Reproduce each line exactly.

◆ GIVEN DATA:

================

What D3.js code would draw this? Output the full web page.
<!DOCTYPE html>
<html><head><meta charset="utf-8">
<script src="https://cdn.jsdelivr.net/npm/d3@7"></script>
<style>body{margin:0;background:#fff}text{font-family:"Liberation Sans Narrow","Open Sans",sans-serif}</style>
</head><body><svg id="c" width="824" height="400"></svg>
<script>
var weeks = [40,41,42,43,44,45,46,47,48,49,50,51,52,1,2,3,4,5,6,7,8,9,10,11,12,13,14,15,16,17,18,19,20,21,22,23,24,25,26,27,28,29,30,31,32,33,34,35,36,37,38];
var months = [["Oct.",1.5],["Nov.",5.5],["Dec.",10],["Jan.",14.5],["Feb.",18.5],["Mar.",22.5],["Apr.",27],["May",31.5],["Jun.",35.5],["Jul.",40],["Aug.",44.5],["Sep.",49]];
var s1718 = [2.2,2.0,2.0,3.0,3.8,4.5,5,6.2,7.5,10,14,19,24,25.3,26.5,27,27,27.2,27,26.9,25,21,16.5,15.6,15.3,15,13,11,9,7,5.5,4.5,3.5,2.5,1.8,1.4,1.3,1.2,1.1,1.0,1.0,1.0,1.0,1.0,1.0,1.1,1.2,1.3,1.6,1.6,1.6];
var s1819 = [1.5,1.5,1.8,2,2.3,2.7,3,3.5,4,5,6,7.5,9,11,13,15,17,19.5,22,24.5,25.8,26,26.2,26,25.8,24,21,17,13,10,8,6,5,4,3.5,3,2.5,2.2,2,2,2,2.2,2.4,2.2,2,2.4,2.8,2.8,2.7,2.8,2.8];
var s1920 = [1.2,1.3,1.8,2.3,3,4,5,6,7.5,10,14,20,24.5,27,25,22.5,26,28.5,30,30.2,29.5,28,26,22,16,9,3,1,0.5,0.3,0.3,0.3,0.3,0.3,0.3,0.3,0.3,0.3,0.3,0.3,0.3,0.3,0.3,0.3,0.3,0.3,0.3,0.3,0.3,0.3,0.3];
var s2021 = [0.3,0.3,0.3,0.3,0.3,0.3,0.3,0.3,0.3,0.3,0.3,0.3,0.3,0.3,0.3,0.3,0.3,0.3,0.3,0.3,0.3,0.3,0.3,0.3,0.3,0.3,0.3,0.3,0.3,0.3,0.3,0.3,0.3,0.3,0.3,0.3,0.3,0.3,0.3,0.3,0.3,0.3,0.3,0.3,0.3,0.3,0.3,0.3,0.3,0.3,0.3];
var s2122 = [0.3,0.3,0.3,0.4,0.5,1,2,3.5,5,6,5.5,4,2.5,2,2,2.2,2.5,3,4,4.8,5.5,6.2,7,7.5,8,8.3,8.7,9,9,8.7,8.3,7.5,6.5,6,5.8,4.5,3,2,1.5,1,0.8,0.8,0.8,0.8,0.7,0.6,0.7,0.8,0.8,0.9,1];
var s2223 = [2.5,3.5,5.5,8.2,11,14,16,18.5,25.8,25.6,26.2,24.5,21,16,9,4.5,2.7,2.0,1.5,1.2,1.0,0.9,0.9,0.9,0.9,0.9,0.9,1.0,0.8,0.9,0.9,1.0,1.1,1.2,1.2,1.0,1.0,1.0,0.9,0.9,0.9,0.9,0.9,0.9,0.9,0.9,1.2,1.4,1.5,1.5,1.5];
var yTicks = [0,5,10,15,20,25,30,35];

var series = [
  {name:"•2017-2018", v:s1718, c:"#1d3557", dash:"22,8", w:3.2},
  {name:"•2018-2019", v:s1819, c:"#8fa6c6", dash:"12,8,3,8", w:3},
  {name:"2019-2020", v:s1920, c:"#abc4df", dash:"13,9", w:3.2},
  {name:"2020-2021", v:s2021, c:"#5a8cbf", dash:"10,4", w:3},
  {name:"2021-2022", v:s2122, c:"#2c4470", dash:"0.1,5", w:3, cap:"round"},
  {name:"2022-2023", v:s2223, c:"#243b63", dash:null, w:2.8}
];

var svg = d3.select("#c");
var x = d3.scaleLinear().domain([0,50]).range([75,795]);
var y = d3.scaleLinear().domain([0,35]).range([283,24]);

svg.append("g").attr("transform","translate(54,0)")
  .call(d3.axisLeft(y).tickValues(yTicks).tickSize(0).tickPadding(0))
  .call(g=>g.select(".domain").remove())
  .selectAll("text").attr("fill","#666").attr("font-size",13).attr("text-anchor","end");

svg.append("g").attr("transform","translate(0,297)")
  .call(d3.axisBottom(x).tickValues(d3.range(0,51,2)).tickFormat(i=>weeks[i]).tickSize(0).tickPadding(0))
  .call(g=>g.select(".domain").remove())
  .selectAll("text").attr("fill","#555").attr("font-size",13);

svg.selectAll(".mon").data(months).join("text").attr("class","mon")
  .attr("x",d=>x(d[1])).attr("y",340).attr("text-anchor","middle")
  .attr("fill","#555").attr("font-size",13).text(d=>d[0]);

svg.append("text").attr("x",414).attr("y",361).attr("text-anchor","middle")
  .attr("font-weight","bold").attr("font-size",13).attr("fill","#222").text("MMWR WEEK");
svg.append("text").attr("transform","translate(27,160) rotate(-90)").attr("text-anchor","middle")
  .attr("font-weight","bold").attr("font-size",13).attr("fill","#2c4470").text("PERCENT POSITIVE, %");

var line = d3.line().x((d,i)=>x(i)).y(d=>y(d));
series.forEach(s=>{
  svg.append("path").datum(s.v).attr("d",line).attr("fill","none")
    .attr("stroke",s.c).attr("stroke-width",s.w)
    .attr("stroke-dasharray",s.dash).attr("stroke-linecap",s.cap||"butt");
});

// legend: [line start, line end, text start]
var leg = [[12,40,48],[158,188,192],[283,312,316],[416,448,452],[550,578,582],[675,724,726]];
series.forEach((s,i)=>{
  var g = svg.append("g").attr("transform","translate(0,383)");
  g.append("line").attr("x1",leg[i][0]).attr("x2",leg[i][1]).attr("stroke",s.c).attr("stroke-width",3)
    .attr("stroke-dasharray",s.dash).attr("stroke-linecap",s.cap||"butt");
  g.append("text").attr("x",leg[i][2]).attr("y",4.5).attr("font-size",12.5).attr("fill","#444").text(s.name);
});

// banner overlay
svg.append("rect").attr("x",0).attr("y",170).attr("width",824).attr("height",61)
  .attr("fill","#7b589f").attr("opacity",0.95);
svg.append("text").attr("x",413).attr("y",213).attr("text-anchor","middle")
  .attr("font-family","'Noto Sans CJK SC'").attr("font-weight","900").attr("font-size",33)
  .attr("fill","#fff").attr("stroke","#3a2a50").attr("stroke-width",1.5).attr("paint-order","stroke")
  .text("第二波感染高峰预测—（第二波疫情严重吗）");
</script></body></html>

================

◆ WORKED SOLUTION:
What D3.js code would draw this? Output the full web page.
<!DOCTYPE html>
<html><head><meta charset="utf-8">
<script src="https://cdn.jsdelivr.net/npm/d3@7"></script>
<style>body{margin:0;background:#fff}text{font-family:"Liberation Sans Narrow","Open Sans",sans-serif}</style>
</head><body><svg id="c" width="824" height="400"></svg>
<script>
var weeks = [40,41,42,43,44,45,46,47,48,49,50,51,52,1,2,3,4,5,6,7,8,9,10,11,12,13,14,15,16,17,18,19,20,21,22,23,24,25,26,27,28,29,30,31,32,33,34,35,36,37,38];
var months = [["Oct.",1.5],["Nov.",5.5],["Dec.",10],["Jan.",14.5],["Feb.",18.5],["Mar.",22.5],["Apr.",27],["May",31.5],["Jun.",35.5],["Jul.",40],["Aug.",44.5],["Sep.",49]];
var s1718 = [2.2,2.0,2.0,3.0,3.8,4.5,5,6.2,7.5,10,14,19,24,25.3,26.5,27,27,27.2,27,26.9,25,21,16.5,15.6,15.3,15,13,11,9,7,5.5,4.5,3.5,2.5,1.8,1.4,1.3,1.2,1.1,1.0,1.0,1.0,1.0,1.0,1.0,1.1,1.2,1.3,1.6,1.6,1.6];
var s1819 = [1.5,1.5,1.8,2,2.3,2.7,3,3.5,4,5,6,7.5,9,11,13,15,17,19.5,22,24.5,25.8,26,26.2,26,25.8,24,21,17,13,10,8,6,5,4,3.5,3,2.5,2.2,2,2,2,2.2,2.4,2.2,2,2.4,2.8,2.8,2.7,2.8,2.8];
var s1920 = [1.2,1.3,1.8,2.3,3,4,5,6,7.5,10,14,20,24.5,27,25,22.5,26,28.5,30,30.2,29.5,28,26,22,16,9,3,1,0.5,0.3,0.3,0.3,0.3,0.3,0.3,0.3,0.3,0.3,0.3,0.3,0.3,0.3,0.3,0.3,0.3,0.3,0.3,0.3,0.3,0.3,0.3];
var s2021 = [0.3,0.3,0.3,0.3,0.3,0.3,0.3,0.3,0.3,0.3,0.3,0.3,0.3,0.3,0.3,0.3,0.3,0.3,0.3,0.3,0.3,0.3,0.3,0.3,0.3,0.3,0.3,0.3,0.3,0.3,0.3,0.3,0.3,0.3,0.3,0.3,0.3,0.3,0.3,0.3,0.3,0.3,0.3,0.3,0.3,0.3,0.3,0.3,0.3,0.3,0.3];
var s2122 = [0.3,0.3,0.3,0.4,0.5,1,2,3.5,5,6,5.5,4,2.5,2,2,2.2,2.5,3,4,4.8,5.5,6.2,7,7.5,8,8.3,8.7,9,9,8.7,8.3,7.5,6.5,6,5.8,4.5,3,2,1.5,1,0.8,0.8,0.8,0.8,0.7,0.6,0.7,0.8,0.8,0.9,1];
var s2223 = [2.5,3.5,5.5,8.2,11,14,16,18.5,25.8,25.6,26.2,24.5,21,16,9,4.5,2.7,2.0,1.5,1.2,1.0,0.9,0.9,0.9,0.9,0.9,0.9,1.0,0.8,0.9,0.9,1.0,1.1,1.2,1.2,1.0,1.0,1.0,0.9,0.9,0.9,0.9,0.9,0.9,0.9,0.9,1.2,1.4,1.5,1.5,1.5];
var yTicks = [0,5,10,15,20,25,30,35];

var series = [
  {name:"•2017-2018", v:s1718, c:"#1d3557", dash:"22,8", w:3.2},
  {name:"•2018-2019", v:s1819, c:"#8fa6c6", dash:"12,8,3,8", w:3},
  {name:"2019-2020", v:s1920, c:"#abc4df", dash:"13,9", w:3.2},
  {name:"2020-2021", v:s2021, c:"#5a8cbf", dash:"10,4", w:3},
  {name:"2021-2022", v:s2122, c:"#2c4470", dash:"0.1,5", w:3, cap:"round"},
  {name:"2022-2023", v:s2223, c:"#243b63", dash:null, w:2.8}
];

var svg = d3.select("#c");
var x = d3.scaleLinear().domain([0,50]).range([75,795]);
var y = d3.scaleLinear().domain([0,35]).range([283,24]);

svg.append("g").attr("transform","translate(54,0)")
  .call(d3.axisLeft(y).tickValues(yTicks).tickSize(0).tickPadding(0))
  .call(g=>g.select(".domain").remove())
  .selectAll("text").attr("fill","#666").attr("font-size",13).attr("text-anchor","end");

svg.append("g").attr("transform","translate(0,297)")
  .call(d3.axisBottom(x).tickValues(d3.range(0,51,2)).tickFormat(i=>weeks[i]).tickSize(0).tickPadding(0))
  .call(g=>g.select(".domain").remove())
  .selectAll("text").attr("fill","#555").attr("font-size",13);

svg.selectAll(".mon").data(months).join("text").attr("class","mon")
  .attr("x",d=>x(d[1])).attr("y",340).attr("text-anchor","middle")
  .attr("fill","#555").attr("font-size",13).text(d=>d[0]);

svg.append("text").attr("x",414).attr("y",361).attr("text-anchor","middle")
  .attr("font-weight","bold").attr("font-size",13).attr("fill","#222").text("MMWR WEEK");
svg.append("text").attr("transform","translate(27,160) rotate(-90)").attr("text-anchor","middle")
  .attr("font-weight","bold").attr("font-size",13).attr("fill","#2c4470").text("PERCENT POSITIVE, %");

var line = d3.line().x((d,i)=>x(i)).y(d=>y(d));
series.forEach(s=>{
  svg.append("path").datum(s.v).attr("d",line).attr("fill","none")
    .attr("stroke",s.c).attr("stroke-width",s.w)
    .attr("stroke-dasharray",s.dash).attr("stroke-linecap",s.cap||"butt");
});

// legend: [line start, line end, text start]
var leg = [[12,40,48],[158,188,192],[283,312,316],[416,448,452],[550,578,582],[675,724,726]];
series.forEach((s,i)=>{
  var g = svg.append("g").attr("transform","translate(0,383)");
  g.append("line").attr("x1",leg[i][0]).attr("x2",leg[i][1]).attr("stroke",s.c).attr("stroke-width",3)
    .attr("stroke-dasharray",s.dash).attr("stroke-linecap",s.cap||"butt");
  g.append("text").attr("x",leg[i][2]).attr("y",4.5).attr("font-size",12.5).attr("fill","#444").text(s.name);
});

// banner overlay
svg.append("rect").attr("x",0).attr("y",170).attr("width",824).attr("height",61)
  .attr("fill","#7b589f").attr("opacity",0.95);
svg.append("text").attr("x",413).attr("y",213).attr("text-anchor","middle")
  .attr("font-family","'Noto Sans CJK SC'").attr("font-weight","900").attr("font-size",33)
  .attr("fill","#fff").attr("stroke","#3a2a50").attr("stroke-width",1.5).attr("paint-order","stroke")
  .text("第二波感染高峰预测—（第二波疫情严重吗）");
</script></body></html>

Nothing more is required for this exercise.